Vitaly:Never in a sense that it's always a moving target. There's been many stages, several stages throughout the life cycle of our company where I felt like, ah, we're doing really well. In those moments, if I trace it back, I always thought, okay, what is the next stage? How can we find more similar customers like that? How can we solve broader set of problems for our customers? Now our company solves many different pain points for the same customer. Each one of those solutions has its own mini-product market fit. I would say it's going into 2023 more than anything I think of how can we expand our customer base? How can we solve more problems for our customers. Being in business for almost 10 years, that still is relevant. So I don't think there's ever been a point where we've set and forget, like this is our customer, this is our product. If you ever get to that stage, I think you can start counting days until things will start going backwards. It needs to be just always on discovery and evolution of value and the customer.
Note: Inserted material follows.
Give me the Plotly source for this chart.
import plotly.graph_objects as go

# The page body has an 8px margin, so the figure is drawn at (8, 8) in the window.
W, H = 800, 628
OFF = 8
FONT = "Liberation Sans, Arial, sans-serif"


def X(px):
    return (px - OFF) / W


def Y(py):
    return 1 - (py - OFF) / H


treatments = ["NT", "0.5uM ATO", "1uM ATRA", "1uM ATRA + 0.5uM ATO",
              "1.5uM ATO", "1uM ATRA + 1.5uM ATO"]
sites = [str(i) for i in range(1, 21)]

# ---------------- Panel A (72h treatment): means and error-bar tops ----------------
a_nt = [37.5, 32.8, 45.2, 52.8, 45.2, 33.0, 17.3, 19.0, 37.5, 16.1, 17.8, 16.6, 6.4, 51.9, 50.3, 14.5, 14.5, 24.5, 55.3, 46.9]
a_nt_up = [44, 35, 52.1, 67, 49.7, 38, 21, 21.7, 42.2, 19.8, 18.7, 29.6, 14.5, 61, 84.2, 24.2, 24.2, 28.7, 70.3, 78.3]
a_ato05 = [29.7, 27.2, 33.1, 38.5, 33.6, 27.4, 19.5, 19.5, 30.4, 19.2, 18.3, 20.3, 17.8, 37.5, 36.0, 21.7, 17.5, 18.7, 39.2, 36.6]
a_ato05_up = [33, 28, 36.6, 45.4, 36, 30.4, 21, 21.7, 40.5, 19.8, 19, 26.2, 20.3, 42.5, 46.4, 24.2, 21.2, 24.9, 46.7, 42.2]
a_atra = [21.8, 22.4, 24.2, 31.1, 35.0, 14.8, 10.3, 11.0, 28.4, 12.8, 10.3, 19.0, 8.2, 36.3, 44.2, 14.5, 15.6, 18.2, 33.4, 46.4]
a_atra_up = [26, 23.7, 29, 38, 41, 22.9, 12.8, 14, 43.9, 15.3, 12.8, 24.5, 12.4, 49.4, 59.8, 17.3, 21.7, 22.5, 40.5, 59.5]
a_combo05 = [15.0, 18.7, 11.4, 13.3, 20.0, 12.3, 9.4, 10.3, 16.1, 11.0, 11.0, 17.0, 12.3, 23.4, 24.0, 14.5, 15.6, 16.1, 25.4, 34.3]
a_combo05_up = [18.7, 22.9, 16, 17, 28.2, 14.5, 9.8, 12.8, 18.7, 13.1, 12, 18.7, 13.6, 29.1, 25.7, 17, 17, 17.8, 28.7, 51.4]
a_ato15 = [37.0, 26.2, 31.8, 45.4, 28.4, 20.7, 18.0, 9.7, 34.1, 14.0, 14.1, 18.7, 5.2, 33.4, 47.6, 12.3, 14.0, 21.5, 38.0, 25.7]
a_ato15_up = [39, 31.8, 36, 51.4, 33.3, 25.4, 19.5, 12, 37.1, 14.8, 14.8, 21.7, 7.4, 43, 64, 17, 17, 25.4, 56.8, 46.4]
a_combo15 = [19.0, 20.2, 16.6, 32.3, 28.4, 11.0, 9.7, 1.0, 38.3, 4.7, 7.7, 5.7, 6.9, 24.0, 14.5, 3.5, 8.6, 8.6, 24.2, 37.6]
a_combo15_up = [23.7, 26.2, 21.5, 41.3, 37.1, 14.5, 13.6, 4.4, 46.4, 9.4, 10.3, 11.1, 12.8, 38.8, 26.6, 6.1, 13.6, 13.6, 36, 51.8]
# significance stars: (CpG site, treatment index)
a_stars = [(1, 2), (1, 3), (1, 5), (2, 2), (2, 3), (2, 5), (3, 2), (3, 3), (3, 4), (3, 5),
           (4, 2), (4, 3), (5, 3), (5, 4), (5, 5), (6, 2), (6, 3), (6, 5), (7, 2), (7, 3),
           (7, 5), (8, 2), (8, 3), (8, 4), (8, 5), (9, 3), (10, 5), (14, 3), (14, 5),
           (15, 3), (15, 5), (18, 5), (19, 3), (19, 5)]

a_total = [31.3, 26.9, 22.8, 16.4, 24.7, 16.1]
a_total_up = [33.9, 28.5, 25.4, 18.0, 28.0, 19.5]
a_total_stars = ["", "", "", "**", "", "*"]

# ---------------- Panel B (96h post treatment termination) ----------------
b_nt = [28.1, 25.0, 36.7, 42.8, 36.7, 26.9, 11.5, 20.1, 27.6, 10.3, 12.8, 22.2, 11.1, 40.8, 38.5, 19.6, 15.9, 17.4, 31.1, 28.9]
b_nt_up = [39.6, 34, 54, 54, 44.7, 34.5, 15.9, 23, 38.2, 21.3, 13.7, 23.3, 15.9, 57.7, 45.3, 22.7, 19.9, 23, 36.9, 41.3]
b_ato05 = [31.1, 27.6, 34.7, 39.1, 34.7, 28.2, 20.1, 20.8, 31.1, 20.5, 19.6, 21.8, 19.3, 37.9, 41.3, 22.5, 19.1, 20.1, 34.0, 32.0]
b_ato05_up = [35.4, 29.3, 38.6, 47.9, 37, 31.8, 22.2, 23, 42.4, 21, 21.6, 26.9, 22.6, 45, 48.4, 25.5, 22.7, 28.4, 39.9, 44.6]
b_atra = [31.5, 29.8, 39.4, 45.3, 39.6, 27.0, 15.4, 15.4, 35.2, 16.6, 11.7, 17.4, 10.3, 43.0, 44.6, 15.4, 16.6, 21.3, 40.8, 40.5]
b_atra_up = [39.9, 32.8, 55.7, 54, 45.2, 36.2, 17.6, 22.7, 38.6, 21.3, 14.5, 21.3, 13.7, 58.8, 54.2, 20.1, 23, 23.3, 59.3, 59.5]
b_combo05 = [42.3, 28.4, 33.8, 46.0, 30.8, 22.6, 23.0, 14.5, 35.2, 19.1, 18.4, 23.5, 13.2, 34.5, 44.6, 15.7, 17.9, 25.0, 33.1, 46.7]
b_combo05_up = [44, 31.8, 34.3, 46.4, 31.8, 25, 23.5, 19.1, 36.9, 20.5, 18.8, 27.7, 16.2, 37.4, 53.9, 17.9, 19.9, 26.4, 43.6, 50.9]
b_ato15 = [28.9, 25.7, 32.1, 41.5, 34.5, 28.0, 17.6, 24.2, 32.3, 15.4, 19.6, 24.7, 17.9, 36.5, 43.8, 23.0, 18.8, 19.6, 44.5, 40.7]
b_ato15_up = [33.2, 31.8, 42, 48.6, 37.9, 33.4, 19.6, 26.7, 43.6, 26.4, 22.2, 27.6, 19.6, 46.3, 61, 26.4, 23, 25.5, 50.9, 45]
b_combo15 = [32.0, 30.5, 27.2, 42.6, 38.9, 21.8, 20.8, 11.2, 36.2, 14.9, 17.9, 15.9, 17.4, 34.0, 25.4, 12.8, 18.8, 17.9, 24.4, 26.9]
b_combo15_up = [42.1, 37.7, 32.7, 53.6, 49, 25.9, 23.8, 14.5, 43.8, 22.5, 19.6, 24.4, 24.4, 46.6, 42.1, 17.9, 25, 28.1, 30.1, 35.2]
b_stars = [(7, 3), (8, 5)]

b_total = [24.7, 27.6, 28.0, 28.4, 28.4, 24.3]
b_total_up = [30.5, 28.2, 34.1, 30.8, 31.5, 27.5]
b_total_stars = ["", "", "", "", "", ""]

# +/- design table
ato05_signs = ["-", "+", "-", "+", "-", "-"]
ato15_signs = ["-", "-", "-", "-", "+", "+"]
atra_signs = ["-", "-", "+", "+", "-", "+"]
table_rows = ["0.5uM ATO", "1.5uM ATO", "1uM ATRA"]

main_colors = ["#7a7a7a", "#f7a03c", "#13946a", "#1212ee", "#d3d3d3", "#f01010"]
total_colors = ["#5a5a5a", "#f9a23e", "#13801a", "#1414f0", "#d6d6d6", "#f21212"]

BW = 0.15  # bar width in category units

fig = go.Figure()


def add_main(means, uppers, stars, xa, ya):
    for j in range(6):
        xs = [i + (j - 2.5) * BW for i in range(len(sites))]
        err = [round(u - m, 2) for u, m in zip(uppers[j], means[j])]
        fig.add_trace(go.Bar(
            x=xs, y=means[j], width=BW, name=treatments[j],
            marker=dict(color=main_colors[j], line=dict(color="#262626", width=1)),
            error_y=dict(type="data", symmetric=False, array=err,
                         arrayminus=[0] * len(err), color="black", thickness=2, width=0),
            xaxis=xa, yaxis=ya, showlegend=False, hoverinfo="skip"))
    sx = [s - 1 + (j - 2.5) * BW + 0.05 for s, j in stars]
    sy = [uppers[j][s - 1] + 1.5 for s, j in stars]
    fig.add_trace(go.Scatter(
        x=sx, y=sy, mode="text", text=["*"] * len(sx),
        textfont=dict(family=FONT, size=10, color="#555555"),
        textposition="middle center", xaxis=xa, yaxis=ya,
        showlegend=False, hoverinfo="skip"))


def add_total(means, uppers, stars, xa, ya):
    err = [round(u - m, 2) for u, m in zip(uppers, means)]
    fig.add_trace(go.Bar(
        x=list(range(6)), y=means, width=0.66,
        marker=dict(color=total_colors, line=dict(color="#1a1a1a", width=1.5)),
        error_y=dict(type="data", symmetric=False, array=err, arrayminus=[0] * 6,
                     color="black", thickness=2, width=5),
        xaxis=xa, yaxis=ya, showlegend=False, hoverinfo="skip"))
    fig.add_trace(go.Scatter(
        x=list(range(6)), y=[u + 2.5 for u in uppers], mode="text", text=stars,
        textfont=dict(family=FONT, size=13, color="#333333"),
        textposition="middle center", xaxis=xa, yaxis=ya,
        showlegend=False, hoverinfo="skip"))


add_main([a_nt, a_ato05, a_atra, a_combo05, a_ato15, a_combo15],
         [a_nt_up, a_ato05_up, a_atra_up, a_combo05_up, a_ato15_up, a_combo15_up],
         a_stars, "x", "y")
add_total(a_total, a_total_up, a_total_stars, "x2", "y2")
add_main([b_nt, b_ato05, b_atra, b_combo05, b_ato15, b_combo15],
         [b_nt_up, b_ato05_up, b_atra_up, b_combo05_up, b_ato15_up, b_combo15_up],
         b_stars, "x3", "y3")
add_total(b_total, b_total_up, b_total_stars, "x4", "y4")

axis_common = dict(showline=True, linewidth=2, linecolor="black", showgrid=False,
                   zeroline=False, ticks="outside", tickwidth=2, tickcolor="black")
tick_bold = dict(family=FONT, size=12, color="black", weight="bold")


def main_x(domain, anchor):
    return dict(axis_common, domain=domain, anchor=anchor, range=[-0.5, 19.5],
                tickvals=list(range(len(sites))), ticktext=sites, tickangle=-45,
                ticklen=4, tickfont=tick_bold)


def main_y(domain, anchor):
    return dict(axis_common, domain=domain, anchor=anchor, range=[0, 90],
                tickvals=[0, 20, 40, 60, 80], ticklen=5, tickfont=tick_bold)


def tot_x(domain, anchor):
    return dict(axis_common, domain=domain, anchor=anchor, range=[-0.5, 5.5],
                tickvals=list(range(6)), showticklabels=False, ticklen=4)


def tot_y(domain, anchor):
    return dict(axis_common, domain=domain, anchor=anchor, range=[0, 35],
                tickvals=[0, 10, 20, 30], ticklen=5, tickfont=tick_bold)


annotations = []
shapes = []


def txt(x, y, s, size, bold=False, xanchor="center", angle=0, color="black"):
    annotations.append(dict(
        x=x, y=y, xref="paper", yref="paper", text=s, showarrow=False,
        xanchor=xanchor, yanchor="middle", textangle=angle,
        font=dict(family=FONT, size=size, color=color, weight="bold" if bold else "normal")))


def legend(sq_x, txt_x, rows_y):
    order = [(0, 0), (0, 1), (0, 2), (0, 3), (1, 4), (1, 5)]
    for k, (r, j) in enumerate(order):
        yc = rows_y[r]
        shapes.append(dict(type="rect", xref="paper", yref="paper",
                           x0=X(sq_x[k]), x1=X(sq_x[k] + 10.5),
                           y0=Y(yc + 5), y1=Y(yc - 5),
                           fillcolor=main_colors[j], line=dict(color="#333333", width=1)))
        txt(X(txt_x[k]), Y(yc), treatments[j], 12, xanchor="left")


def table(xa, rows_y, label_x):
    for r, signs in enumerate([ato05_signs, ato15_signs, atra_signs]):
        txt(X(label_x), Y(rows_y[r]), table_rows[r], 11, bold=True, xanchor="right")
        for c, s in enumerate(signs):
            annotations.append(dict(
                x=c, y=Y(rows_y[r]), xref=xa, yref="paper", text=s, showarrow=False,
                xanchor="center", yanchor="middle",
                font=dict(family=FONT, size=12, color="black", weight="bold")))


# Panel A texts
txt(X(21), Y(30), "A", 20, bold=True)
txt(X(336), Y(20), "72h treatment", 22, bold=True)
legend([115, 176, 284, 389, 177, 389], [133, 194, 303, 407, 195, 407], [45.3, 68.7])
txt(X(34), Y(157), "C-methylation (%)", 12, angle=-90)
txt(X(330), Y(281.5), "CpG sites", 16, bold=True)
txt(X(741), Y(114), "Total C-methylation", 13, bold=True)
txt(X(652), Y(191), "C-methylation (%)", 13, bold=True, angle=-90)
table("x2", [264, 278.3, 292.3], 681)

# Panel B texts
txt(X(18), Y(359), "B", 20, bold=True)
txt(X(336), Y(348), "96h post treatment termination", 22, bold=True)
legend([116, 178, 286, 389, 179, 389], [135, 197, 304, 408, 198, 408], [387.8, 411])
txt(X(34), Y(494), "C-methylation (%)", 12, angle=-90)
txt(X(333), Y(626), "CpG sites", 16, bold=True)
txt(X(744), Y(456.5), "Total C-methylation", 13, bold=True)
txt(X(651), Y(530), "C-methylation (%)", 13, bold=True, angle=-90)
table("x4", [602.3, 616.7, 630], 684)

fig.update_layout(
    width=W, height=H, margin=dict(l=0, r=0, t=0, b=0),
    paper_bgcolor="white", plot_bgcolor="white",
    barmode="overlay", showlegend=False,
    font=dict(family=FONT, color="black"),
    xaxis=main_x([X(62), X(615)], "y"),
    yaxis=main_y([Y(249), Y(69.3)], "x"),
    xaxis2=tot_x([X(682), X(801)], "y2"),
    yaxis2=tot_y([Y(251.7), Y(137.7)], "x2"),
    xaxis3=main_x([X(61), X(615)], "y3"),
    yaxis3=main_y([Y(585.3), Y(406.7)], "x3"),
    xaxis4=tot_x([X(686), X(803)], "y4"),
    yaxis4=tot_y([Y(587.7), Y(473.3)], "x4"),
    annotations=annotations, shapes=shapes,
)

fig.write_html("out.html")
Pablo:Perfect. Well, we'll end it there. Just to quickly recap on the episode, you started off with three co-founders. You had some experience in ad tech, which I think is something that can't be missed, especially for first-time founders, is if you're going B2B, having some deep knowledge of the area going at is extremely important. As a result, you got to skip a lot of more traditional textbook customer discovery because you had a better sense of the problems that really need to be solved at a deep layer. I mean, there's serendipity and everything. I think you had a customer come in. You went with that, and I think there was these key themes that played out, which was aggressiveness, focus, and just really always moving the ball forward, right? Doing outbound, doing what it took to get that next customer and 10 years later and 10 doublings later, now you're at a scale that puts you at really top of a pyramid in Canada. I think there's a lot of key lessons in this episode that the first-time founders would benefit from, again, especially because you've done it, boots tracked. I think that's, A, a path that many more founders should take, and B, a path that many founders will have to take in these coming years. So thank you for sharing all that with us.
Vitaly:Thanks so much for having me.